Friday, 26 August 2011

Ramsgate Art cheating a bit of a ramble about local art.

What with Ramsgate’s Summer Squall arts festival being on this weekend, Tissot’s blue plaque being unveiled on Pizza Express and the Turner Contemporary shortening its hours – I believe they are soon to ban photography too – although this may be temporary and to do Rodin’s or Emin’s rude bits, I though I should do some sort of art post.

As some of you may remember I did a certain amount of research about where Tissot did his Ramsgate paintings, mainly to make sure the blue plaque went in the right place, see

What with it being unveiled on Sunday and all of the art experts being about for the art festival I thought I ought to go over my work and check it for errors, bunging Tissot and Ramsgate into Google and clicking on the image tab the picture above came up, if you click on it and enlarge it you will see that looking out of the window the lighthouse is on the wrong pier.

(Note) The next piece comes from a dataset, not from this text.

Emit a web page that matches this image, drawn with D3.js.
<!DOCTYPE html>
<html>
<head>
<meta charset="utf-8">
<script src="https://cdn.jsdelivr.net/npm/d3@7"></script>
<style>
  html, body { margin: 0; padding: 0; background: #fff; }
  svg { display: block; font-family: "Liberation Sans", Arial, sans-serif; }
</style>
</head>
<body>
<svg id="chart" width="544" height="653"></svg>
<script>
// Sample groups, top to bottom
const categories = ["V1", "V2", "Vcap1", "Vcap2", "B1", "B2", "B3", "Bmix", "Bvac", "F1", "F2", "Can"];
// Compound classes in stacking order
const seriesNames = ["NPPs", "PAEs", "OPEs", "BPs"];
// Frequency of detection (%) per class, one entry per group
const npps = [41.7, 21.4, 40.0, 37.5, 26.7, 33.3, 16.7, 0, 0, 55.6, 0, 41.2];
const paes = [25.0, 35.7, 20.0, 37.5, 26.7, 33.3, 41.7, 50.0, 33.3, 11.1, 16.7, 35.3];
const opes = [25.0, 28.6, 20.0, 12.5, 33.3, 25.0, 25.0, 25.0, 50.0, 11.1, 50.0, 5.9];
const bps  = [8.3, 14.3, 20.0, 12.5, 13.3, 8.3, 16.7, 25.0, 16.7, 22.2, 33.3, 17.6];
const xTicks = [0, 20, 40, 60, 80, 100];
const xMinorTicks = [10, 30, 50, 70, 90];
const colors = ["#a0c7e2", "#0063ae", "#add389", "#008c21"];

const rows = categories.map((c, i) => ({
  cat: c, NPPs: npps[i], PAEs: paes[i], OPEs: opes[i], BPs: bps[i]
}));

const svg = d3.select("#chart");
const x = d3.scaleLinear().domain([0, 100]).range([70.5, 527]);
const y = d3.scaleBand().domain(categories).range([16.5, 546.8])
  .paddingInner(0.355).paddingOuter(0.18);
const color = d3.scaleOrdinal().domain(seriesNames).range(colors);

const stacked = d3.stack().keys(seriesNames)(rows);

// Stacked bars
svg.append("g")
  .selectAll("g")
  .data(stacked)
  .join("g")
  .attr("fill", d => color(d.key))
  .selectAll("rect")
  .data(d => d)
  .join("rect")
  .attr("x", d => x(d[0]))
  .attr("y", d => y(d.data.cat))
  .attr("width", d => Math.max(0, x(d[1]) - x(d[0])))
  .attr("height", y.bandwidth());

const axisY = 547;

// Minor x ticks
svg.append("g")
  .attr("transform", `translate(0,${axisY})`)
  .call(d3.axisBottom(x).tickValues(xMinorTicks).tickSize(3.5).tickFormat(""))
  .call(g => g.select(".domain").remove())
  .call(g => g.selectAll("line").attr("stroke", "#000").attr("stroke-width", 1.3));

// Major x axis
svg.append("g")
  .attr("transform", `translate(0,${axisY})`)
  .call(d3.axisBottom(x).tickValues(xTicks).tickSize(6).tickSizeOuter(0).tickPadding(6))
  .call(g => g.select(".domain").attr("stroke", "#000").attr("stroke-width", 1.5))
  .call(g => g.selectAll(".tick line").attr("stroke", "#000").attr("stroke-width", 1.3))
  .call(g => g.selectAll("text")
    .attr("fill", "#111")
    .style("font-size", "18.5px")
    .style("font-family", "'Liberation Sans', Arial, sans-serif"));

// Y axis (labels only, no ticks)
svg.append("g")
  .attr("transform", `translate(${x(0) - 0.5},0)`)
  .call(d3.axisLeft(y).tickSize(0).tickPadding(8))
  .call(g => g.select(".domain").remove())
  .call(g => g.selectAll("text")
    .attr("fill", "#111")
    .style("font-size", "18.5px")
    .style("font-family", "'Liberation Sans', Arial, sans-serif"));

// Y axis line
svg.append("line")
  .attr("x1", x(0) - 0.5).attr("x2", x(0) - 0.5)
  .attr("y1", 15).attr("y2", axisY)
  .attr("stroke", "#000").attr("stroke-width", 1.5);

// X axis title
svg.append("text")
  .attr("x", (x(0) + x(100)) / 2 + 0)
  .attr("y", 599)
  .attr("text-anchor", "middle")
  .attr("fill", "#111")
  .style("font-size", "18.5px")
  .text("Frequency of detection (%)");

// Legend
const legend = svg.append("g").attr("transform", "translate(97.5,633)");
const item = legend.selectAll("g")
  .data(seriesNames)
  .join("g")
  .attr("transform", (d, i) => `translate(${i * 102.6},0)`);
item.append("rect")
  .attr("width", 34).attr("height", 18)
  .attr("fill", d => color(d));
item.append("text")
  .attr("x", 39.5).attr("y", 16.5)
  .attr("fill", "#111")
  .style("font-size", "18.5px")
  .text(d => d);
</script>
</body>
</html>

This is a mirror image of the print

Looking at the other pictures, that Tissot did of Ramsgate this raises some interesting questions, the source of the top image is The British Museum and I am wondering if the print they bought, they say about 100 years ago is a fake.

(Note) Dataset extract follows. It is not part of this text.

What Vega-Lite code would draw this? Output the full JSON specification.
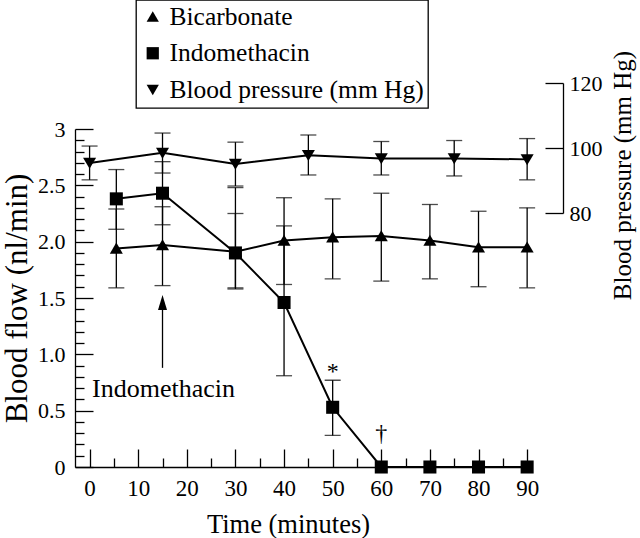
{
  "$schema": "https://vega.github.io/schema/vega-lite/v6.json",
  "width": 488,
  "height": 384,
  "autosize": {"type": "none"},
  "padding": {"left": 75, "top": 83, "right": 77, "bottom": 71},
  "background": "white",
  "config": {
    "font": "Liberation Serif",
    "view": {"stroke": null},
    "axis": {"grid": false, "domainColor": "black", "tickColor": "black", "labelColor": "black", "titleColor": "black", "domainWidth": 1.3, "tickWidth": 1.3, "labelFontSize": 22, "titleFontSize": 25, "titleFontWeight": "normal", "labelFont": "Liberation Serif", "titleFont": "Liberation Serif", "labelOverlap": false, "labelFlush": false},
    "legend": {"strokeWidth": 1.3}
  },
  "datasets": {
    "obs": [
      {"series": "Bicarbonate", "t": 5.5, "v": 1.94, "lo": 1.59, "hi": 2.29},
      {"series": "Bicarbonate", "t": 15, "v": 1.97, "lo": 1.61, "hi": 2.31},
      {"series": "Bicarbonate", "t": 30, "v": 1.91, "lo": 1.59, "hi": 2.25},
      {"series": "Bicarbonate", "t": 40, "v": 2.01, "lo": 1.62, "hi": 2.39},
      {"series": "Bicarbonate", "t": 50, "v": 2.04, "lo": 1.67, "hi": 2.38},
      {"series": "Bicarbonate", "t": 60, "v": 2.05, "lo": 1.65, "hi": 2.43},
      {"series": "Bicarbonate", "t": 70, "v": 2.01, "lo": 1.67, "hi": 2.33},
      {"series": "Bicarbonate", "t": 80, "v": 1.95, "lo": 1.60, "hi": 2.27},
      {"series": "Bicarbonate", "t": 90, "v": 1.95, "lo": 1.59, "hi": 2.30},
      {"series": "Indomethacin", "t": 5.5, "v": 2.38, "lo": 2.11, "hi": 2.64},
      {"series": "Indomethacin", "t": 15, "v": 2.43, "lo": 2.15, "hi": 2.71},
      {"series": "Indomethacin", "t": 30, "v": 1.90, "lo": 1.58, "hi": 2.48},
      {"series": "Indomethacin", "t": 40, "v": 1.46, "lo": 0.81, "hi": 2.14},
      {"series": "Indomethacin", "t": 50, "v": 0.53, "lo": 0.28, "hi": 0.77},
      {"series": "Indomethacin", "t": 60, "v": 0, "lo": null, "hi": null},
      {"series": "Indomethacin", "t": 70, "v": 0, "lo": null, "hi": null},
      {"series": "Indomethacin", "t": 80, "v": 0, "lo": null, "hi": null},
      {"series": "Indomethacin", "t": 90, "v": 0, "lo": null, "hi": null},
      {"series": "Blood pressure (mm Hg)", "t": 0, "v": 95.4, "lo": 90.2, "hi": 100.6},
      {"series": "Blood pressure (mm Hg)", "t": 15, "v": 98.5, "lo": 92.3, "hi": 104.6},
      {"series": "Blood pressure (mm Hg)", "t": 30, "v": 95.1, "lo": 88.3, "hi": 101.8},
      {"series": "Blood pressure (mm Hg)", "t": 45, "v": 97.8, "lo": 91.7, "hi": 104.0},
      {"series": "Blood pressure (mm Hg)", "t": 60, "v": 96.8, "lo": 91.7, "hi": 102.0},
      {"series": "Blood pressure (mm Hg)", "t": 75, "v": 96.8, "lo": 91.4, "hi": 102.3},
      {"series": "Blood pressure (mm Hg)", "t": 90, "v": 96.5, "lo": 90.2, "hi": 102.9}
    ],
    "notes": [
      {"kind": "word", "t": 15.2, "v": 0.62, "label": "Indomethacin"},
      {"kind": "mark", "t": 50, "v": 0.78, "label": "*"},
      {"kind": "mark", "t": 60, "v": 0.23, "label": "†"}
    ],
    "arrow": [
      {"t": 15, "from": 0.88, "to": 1.46}
    ]
  },
  "layer": [
    {
      "data": {"name": "obs"},
      "transform": [{"filter": "datum.series != 'Blood pressure (mm Hg)'"}],
      "layer": [
        {
          "mark": {"type": "rule", "color": "black", "strokeWidth": 1.3},
          "encoding": {
            "x": {"field": "t", "type": "quantitative", "scale": {"domain": [-3, 91], "range": [0, 457], "nice": false, "zero": false},
              "axis": {"orient": "bottom", "values": [0,10,20,30,40,50,60,70,80,90], "tickSize": 18, "offset": -18, "domain": false, "labelPadding": 10, "labelBaseline": "top", "labelFontSize": 23, "title": "Time (minutes)", "titleFontSize": 26.5, "titleX": 213, "titleY": 83, "titleBaseline": "alphabetic"}},
            "y": {"field": "lo", "type": "quantitative", "scale": {"domain": [0, 3], "range": [384, 46], "nice": false, "zero": false},
              "axis": {"orient": "left", "values": [0,0.5,1,1.5,2,2.5,3], "tickSize": 18, "offset": -18, "domain": false, "labelPadding": 10, "labelExpr": "(datum.value == 0 || datum.value == 3) ? format(datum.value, 'd') : format(datum.value, '.1f')", "title": "Blood flow (nl/min)", "titleFontSize": 31, "titleX": -76, "titleBaseline": "middle"}},
            "y2": {"field": "hi"}
          }
        },
        {
          "mark": {"type": "tick", "orient": "horizontal", "color": "black", "size": 16, "thickness": 1.3},
          "encoding": {
            "x": {"field": "t", "type": "quantitative", "scale": {"domain": [-3, 91], "range": [0, 457], "nice": false, "zero": false},
              "axis": {"orient": "bottom", "values": [5,15,25,35,45,55,65,75,85], "tickSize": 9, "offset": -9, "domain": false, "labels": false, "title": null}},
            "y": {"field": "lo", "type": "quantitative", "scale": {"domain": [0, 3], "range": [384, 46], "nice": false, "zero": false},
              "axis": {"orient": "left", "values": [0.1,0.2,0.3,0.4,0.6,0.7,0.8,0.9,1.1,1.2,1.3,1.4,1.6,1.7,1.8,1.9,2.1,2.2,2.3,2.4,2.6,2.7,2.8,2.9], "tickSize": 9, "offset": -9, "domain": false, "labels": false, "title": null}}
          }
        },
        {
          "mark": {"type": "tick", "orient": "horizontal", "color": "black", "size": 16, "thickness": 1.3},
          "encoding": {
            "x": {"field": "t", "type": "quantitative", "scale": {"domain": [-3, 91], "range": [0, 457], "nice": false, "zero": false},
              "axis": {"orient": "bottom", "ticks": false, "labels": false, "domain": true, "title": null}},
            "y": {"field": "hi", "type": "quantitative", "scale": {"domain": [0, 3], "range": [384, 46], "nice": false, "zero": false},
              "axis": {"orient": "left", "ticks": false, "labels": false, "domain": true, "title": null}}
          }
        },
        {
          "mark": {"type": "line", "color": "black", "strokeWidth": 2},
          "encoding": {
            "x": {"field": "t", "type": "quantitative", "scale": {"domain": [-3, 91], "range": [0, 457], "nice": false, "zero": false}, "axis": null},
            "y": {"field": "v", "type": "quantitative", "scale": {"domain": [0, 3], "range": [384, 46], "nice": false, "zero": false}, "axis": null},
            "detail": {"field": "series"}
          }
        },
        {
          "mark": {"type": "point", "filled": true, "color": "black", "opacity": 1, "size": 170},
          "encoding": {
            "x": {"field": "t", "type": "quantitative", "scale": {"domain": [-3, 91], "range": [0, 457], "nice": false, "zero": false}, "axis": null},
            "y": {"field": "v", "type": "quantitative", "scale": {"domain": [0, 3], "range": [384, 46], "nice": false, "zero": false}, "axis": null},
            "shape": {"field": "series", "type": "nominal", "scale": {"domain": ["Bicarbonate", "Indomethacin", "Blood pressure (mm Hg)"], "range": ["M0,-0.9L1,0.8L-1,0.8Z", "square", "M0,0.9L1,-0.8L-1,-0.8Z"]},
              "legend": {"orient": "none", "legendX": 61, "legendY": -83, "title": null, "strokeColor": "black", "fillColor": "white", "padding": 4, "labelFontSize": 25.5, "labelFont": "Liberation Serif", "labelColor": "black", "labelLimit": 0, "labelOffset": 4, "symbolSize": 150, "symbolFillColor": "black", "symbolStrokeColor": "black", "symbolStrokeWidth": 0, "rowPadding": 9.5}}
          }
        },
        {
          "data": {"name": "notes"},
          "transform": [{"filter": "datum.kind == 'word'"}],
          "mark": {"type": "text", "fontSize": 26, "align": "center", "baseline": "alphabetic", "color": "black"},
          "encoding": {
            "x": {"field": "t", "type": "quantitative", "scale": {"domain": [-3, 91], "range": [0, 457], "nice": false, "zero": false}, "axis": null},
            "y": {"field": "v", "type": "quantitative", "scale": {"domain": [0, 3], "range": [384, 46], "nice": false, "zero": false}, "axis": null},
            "text": {"field": "label"}
          }
        },
        {
          "data": {"name": "notes"},
          "transform": [{"filter": "datum.kind == 'mark'"}],
          "mark": {"type": "text", "fontSize": 24, "align": "center", "baseline": "alphabetic", "color": "black"},
          "encoding": {
            "x": {"field": "t", "type": "quantitative", "scale": {"domain": [-3, 91], "range": [0, 457], "nice": false, "zero": false}, "axis": null},
            "y": {"field": "v", "type": "quantitative", "scale": {"domain": [0, 3], "range": [384, 46], "nice": false, "zero": false}, "axis": null},
            "text": {"field": "label"}
          }
        },
        {
          "data": {"name": "arrow"},
          "mark": {"type": "rule", "color": "black", "strokeWidth": 1.3},
          "encoding": {
            "x": {"field": "t", "type": "quantitative", "scale": {"domain": [-3, 91], "range": [0, 457], "nice": false, "zero": false}, "axis": null},
            "y": {"field": "from", "type": "quantitative", "scale": {"domain": [0, 3], "range": [384, 46], "nice": false, "zero": false}, "axis": null},
            "y2": {"field": "to"}
          }
        },
        {
          "data": {"name": "arrow"},
          "mark": {"type": "point", "filled": true, "color": "black", "opacity": 1, "size": 225, "shape": "M0,-1L0.6,1L-0.6,1Z"},
          "encoding": {
            "x": {"field": "t", "type": "quantitative", "scale": {"domain": [-3, 91], "range": [0, 457], "nice": false, "zero": false}, "axis": null},
            "y": {"field": "to", "type": "quantitative", "scale": {"domain": [0, 3], "range": [384, 46], "nice": false, "zero": false}, "axis": null}
          }
        }
      ],
      "resolve": {"axis": {"x": "independent", "y": "independent"}}
    },
    {
      "data": {"name": "obs"},
      "transform": [{"filter": "datum.series == 'Blood pressure (mm Hg)'"}],
      "encoding": {
        "x": {"field": "t", "type": "quantitative", "scale": {"domain": [-3, 91], "range": [0, 457], "nice": false, "zero": false}, "axis": null}
      },
      "layer": [
        {
          "mark": {"type": "rule", "color": "black", "strokeWidth": 1.3},
          "encoding": {
            "y": {"field": "lo", "type": "quantitative", "scale": {"domain": [80, 120], "range": [130, 0], "nice": false, "zero": false},
              "axis": {"orient": "right", "values": [80, 100, 120], "tickSize": 18, "offset": -18, "domain": false, "labelPadding": 6, "title": "Blood pressure (mm Hg)", "titleAngle": 270, "titleX": 77, "titleY": 92, "titleBaseline": "middle"}},
            "y2": {"field": "hi"}
          }
        },
        {
          "mark": {"type": "tick", "orient": "horizontal", "color": "black", "size": 16, "thickness": 1.3},
          "encoding": {
            "y": {"field": "lo", "type": "quantitative", "scale": {"domain": [80, 120], "range": [130, 0], "nice": false, "zero": false},
              "axis": {"orient": "right", "ticks": false, "labels": false, "domain": true, "title": null}}
          }
        },
        {
          "mark": {"type": "tick", "orient": "horizontal", "color": "black", "size": 16, "thickness": 1.3},
          "encoding": {"y": {"field": "hi", "type": "quantitative", "scale": {"domain": [80, 120], "range": [130, 0], "nice": false, "zero": false}, "axis": null}}
        },
        {
          "mark": {"type": "line", "color": "black", "strokeWidth": 2},
          "encoding": {"y": {"field": "v", "type": "quantitative", "scale": {"domain": [80, 120], "range": [130, 0], "nice": false, "zero": false}, "axis": null}}
        },
        {
          "mark": {"type": "point", "filled": true, "color": "black", "opacity": 1, "size": 170},
          "encoding": {
            "y": {"field": "v", "type": "quantitative", "scale": {"domain": [80, 120], "range": [130, 0], "nice": false, "zero": false}, "axis": null},
            "shape": {"field": "series", "type": "nominal", "scale": {"domain": ["Bicarbonate", "Indomethacin", "Blood pressure (mm Hg)"], "range": ["M0,-0.9L1,0.8L-1,0.8Z", "square", "M0,0.9L1,-0.8L-1,-0.8Z"]}}
          }
        }
      ],
      "resolve": {"axis": {"y": "independent"}}
    }
  ],
  "resolve": {"scale": {"y": "independent"}, "axis": {"y": "independent", "x": "independent"}}
}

It isn’t unusual for prints to come out as mirror images as essentially what the artist is doing is scratching a sketch onto the printing plate, however a lot of artists overcome this mirror image problem drawing the picture on paper first and then transferring the image, with soap or something onto the plate before scratching it on. This means that the eventual printed image is the right way out.

 As you can see from this print and painting, this is how it was normally done.

The British Museum bought this print in 1923 and it is supposed to be a drypoint engraved by Tissot however it doesn’t look quite right to me. But I keep coming back to the picture being back to front. Presumably a lot of people who knew Ramsgate would have bought the print and noticed it was a mirror image, Tissot was very professional all rather strange.   

I will ramble on about this if I get a chance.  

1 comment:

  1. Thankyou for drawing our attention to these magnificant tissot paintings and prints in your blog. Ramsgate was a fashionable place at the time, ideal tissot subject matter, and provides a beautifully executed backdrop to the exhibited by the characters in the paintings. It is likely the lady in the hat sitting in the chair was tissots model and mistress, Mrs Newton. Just goes to show what an interesting history Ramsgate has.